But no sanctions!
David Roy Callihan v. Commissioner, T.C. Memo. 2011-268, No. 14506-10 (11/10/2011)
DAVID ROY CALLIHAN,
Petitioner
v.
COMMISSIONER OF INTERNAL REVENUE,
Respondent
UNITED STATES TAX COURT
Filed November 10, 2011
David Roy Callihan, pro se.
Lynn M. Barrett, for respondent.
MEMORANDUM FINDINGS OF FACT AND OPINION
PARIS, Judge: Respondent determined a deficiency of $4,105 in petitioner's Federal income tax for tax year 2007. Petitioner timely petitioned the Court for redetermination.
The principal issue for decision is whether the payments petitioner received in exchange for services he provided are gross income on which taxes should be paid. Respondent also seeks a penalty under section 6673.[1]
FINDINGS OF FACT
Petitioner resided in Florida at the time he filed the petition.
During tax year 2007 petitioner worked for the School District of Desoto County and received $37,640 in wages. Petitioner also worked for the Sarasota Family YMCA, Inc., and received $616 in wages. These amounts were reported to the Internal Revenue Service (IRS) by each employer on Form W-2, Wage and Tax Statement. Petitioner also received a taxable grant from the State of Florida for $475 that was reported to the IRS by the State on a Form 1099-G, Certain Government Payments.
Petitioner timely filed his tax year 2007 return, disputing the taxable nature of the income received. On March 1, 2010, respondent mailed to petitioner a notice of deficiency setting forth respondent's determination of a deficiency in petitioner's income tax for tax year 2007. In response, petitioner filed a timely petition with the Court.[2]
OPINION
Tax Deficiency
While petitioner admits that he received the amounts on which the deficiency is based, he denies that they are taxable as income. He alleges that "wages" are remuneration for "employment", see sec. 3121(a), that "employment" means service performed "within the United States", see sec. 3121(b), and that "the term 'United States' when used in a geographical sense includes the Commonwealth of Puerto Rico, the Virgin Islands, Guam, and America Samoa", sec. 3121(e)(2). Petitioner contends that the term "United States" therefore excludes all 50 States and that his services performed in Florida were not performed in the "United States" and his earnings from services performed in Florida are not taxable wages.

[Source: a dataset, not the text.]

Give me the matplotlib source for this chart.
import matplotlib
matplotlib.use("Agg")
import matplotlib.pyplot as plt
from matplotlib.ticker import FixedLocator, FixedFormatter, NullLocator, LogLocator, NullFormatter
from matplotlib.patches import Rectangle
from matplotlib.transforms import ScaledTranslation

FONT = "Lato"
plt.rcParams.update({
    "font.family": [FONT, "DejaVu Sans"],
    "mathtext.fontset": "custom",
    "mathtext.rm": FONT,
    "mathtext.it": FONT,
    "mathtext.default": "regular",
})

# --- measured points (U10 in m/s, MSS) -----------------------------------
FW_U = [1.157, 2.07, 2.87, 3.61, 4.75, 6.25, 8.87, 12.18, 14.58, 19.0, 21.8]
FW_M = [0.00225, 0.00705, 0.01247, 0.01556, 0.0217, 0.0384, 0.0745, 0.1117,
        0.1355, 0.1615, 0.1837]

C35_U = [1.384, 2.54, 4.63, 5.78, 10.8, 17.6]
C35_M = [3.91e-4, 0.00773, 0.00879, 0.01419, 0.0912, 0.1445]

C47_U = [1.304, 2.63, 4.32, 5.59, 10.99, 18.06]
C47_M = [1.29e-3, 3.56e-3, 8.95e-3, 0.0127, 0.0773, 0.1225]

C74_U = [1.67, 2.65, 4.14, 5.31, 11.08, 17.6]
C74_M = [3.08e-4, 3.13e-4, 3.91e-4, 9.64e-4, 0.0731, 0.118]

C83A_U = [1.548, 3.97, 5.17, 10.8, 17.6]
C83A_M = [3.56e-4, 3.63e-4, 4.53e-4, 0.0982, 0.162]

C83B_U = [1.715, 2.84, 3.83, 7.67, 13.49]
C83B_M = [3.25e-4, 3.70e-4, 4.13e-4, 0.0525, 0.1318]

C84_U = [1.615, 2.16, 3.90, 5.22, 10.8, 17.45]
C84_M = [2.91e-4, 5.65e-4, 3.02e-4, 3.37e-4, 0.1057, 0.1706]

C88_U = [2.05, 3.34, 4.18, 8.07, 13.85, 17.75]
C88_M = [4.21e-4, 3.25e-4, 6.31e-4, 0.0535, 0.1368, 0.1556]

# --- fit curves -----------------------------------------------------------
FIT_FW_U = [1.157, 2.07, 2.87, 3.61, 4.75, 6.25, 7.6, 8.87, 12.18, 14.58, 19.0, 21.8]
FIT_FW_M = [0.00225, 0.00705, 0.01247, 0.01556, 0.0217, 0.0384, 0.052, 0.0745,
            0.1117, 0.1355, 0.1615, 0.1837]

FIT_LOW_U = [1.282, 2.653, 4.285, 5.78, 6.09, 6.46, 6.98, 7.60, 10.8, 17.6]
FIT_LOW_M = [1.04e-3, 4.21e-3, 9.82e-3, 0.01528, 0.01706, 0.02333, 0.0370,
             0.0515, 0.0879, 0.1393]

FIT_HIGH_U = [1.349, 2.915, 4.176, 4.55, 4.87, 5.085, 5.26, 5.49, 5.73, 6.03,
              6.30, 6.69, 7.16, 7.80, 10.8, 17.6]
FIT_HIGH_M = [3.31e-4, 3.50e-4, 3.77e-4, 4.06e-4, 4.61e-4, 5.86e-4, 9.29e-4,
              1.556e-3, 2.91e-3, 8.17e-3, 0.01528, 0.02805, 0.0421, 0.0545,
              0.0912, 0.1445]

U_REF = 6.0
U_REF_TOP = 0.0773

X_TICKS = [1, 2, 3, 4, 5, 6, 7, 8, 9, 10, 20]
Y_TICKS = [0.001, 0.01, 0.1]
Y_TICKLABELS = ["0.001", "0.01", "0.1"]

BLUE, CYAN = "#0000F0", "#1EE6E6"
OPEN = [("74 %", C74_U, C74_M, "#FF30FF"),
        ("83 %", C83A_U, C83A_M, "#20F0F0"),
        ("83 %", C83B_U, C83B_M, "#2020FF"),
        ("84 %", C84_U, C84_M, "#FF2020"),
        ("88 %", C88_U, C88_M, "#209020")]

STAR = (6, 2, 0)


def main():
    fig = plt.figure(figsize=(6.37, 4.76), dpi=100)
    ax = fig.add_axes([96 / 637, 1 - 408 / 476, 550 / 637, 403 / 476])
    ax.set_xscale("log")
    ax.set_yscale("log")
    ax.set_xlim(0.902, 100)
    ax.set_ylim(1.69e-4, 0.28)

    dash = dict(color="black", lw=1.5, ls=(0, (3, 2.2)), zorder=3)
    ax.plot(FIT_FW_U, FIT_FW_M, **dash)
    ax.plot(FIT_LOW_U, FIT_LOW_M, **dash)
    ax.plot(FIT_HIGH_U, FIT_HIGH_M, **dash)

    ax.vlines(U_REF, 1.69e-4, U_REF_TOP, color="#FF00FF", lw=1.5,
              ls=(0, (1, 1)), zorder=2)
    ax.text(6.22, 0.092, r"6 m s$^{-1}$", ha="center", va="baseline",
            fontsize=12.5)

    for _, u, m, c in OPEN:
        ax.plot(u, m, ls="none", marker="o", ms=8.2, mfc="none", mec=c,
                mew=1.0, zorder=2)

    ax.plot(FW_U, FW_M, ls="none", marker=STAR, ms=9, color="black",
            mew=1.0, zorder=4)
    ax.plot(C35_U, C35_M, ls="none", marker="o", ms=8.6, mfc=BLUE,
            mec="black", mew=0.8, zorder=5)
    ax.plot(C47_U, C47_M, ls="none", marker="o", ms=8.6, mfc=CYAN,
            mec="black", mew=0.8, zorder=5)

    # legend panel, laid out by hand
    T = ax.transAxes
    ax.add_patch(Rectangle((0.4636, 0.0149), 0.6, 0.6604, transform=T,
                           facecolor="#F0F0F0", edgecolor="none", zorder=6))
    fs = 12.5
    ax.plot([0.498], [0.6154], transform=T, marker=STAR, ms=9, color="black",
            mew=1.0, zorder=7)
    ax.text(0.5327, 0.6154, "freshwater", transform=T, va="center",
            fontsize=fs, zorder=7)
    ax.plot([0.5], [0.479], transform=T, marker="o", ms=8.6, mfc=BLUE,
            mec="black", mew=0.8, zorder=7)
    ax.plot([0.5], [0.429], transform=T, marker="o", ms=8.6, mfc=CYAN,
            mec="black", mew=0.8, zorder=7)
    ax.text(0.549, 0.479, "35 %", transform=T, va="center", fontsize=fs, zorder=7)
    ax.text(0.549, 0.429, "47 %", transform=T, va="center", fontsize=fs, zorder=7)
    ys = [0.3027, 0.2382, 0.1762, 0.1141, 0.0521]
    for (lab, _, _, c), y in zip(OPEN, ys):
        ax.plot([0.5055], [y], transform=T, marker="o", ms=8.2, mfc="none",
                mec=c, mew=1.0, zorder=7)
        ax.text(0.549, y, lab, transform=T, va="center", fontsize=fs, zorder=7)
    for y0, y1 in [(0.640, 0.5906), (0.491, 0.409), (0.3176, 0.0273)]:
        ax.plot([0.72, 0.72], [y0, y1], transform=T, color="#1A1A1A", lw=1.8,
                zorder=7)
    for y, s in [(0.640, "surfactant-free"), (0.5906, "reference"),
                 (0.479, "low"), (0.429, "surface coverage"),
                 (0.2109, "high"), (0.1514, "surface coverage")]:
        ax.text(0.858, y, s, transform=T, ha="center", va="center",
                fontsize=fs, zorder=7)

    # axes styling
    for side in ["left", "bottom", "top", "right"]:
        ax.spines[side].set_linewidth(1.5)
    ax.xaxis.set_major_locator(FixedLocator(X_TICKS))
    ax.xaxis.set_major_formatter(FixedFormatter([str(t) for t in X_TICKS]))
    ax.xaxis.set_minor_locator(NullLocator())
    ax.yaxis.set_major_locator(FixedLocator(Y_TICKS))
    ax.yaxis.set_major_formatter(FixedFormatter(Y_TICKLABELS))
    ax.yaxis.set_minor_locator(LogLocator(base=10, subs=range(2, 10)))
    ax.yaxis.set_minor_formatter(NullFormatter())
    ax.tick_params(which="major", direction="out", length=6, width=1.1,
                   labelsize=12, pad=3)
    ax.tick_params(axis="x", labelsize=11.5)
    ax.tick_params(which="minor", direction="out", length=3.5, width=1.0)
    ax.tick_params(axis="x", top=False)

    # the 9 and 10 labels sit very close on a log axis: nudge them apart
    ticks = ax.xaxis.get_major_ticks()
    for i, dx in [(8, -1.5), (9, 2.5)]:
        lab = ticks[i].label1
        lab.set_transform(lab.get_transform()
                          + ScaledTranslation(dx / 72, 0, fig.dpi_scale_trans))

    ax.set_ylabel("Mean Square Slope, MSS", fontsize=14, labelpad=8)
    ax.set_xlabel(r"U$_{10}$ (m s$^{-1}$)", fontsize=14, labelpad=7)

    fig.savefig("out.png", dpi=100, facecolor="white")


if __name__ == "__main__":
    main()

Petitioner's arguments are without merit and lack factual and legal foundation, and "we are not obligated to exhaustively review and rebut petitioner's misguided contentions." See Sanders v. Commissioner, T.C. Memo. 1997-452. The contention that the 50 States are not part of the "United States" is a thoroughly discredited and frivolous argument. See United States v. Collins, 920 F.2d 619, 629 (10th Cir. 1990) (citing Brushaber v. Union Pac. R.R., 240 U.S. 1, 12-19 (1916)); Rev. Rul. 2006-18, 2006-1 C.B. 743. Section 3121 pertains to employment taxes (not Federal income tax) and states to clarify that the "United States" does include areas that might not otherwise be thought to fall within the United States (Puerto Rico, the Virgin Islands, Guam, and America Samoa). Sec. 3121(e)(2); Ulloa v. Commissioner, T.C. Memo. 2010-68.
Section 6673 Penalty
Respondent has moved for a penalty under section 6673. Section 6673(a)(1) authorizes this Court to require a taxpayer who has instituted or maintained a proceeding primarily for delay, or whose position is frivolous or groundless, to pay a penalty of up to $25,000 to the United States. See Nis Family Trust v. Commissioner, 115 T.C. 523, 544 (2000). The purpose of section 6673, like that of section 6702, is to compel taxpayers to think and to conform their conduct to settled tax principles. See Coleman v. Commissioner, 791 F.2d 68, 71 (7th Cir. 1986).
The type of argument petitioner raised, especially that his wages are not taxable, is the type of argument that has been deemed by the Court to be frivolous and/or sanctionable under section 6673. Petitioner's continued reliance and insistence on advancing these arguments waste the Court's and respondent's limited resources, taking time away from taxpayers with legitimate disputes. After much consideration, the Court will deny respondent's motion to impose a penalty on petitioner. However, the Court explicitly admonishes petitioner that he may, in the future, be subject to a penalty under section 6673 for any proceedings instituted or maintained primarily for delay or for any proceedings which are frivolous or groundless. See Pierson v. Commissioner, 115 T.C. 576 (2000).
To reflect the foregoing,
An appropriate order and decision will be entered.
FOOTNOTES
1 All section references are to the Internal Revenue Code in effect for the year in issue.
2 On Sept. 5, 2011, petitioner received a final notice of intent to levy. This premature collection by levy has been abated pending the decision in this case.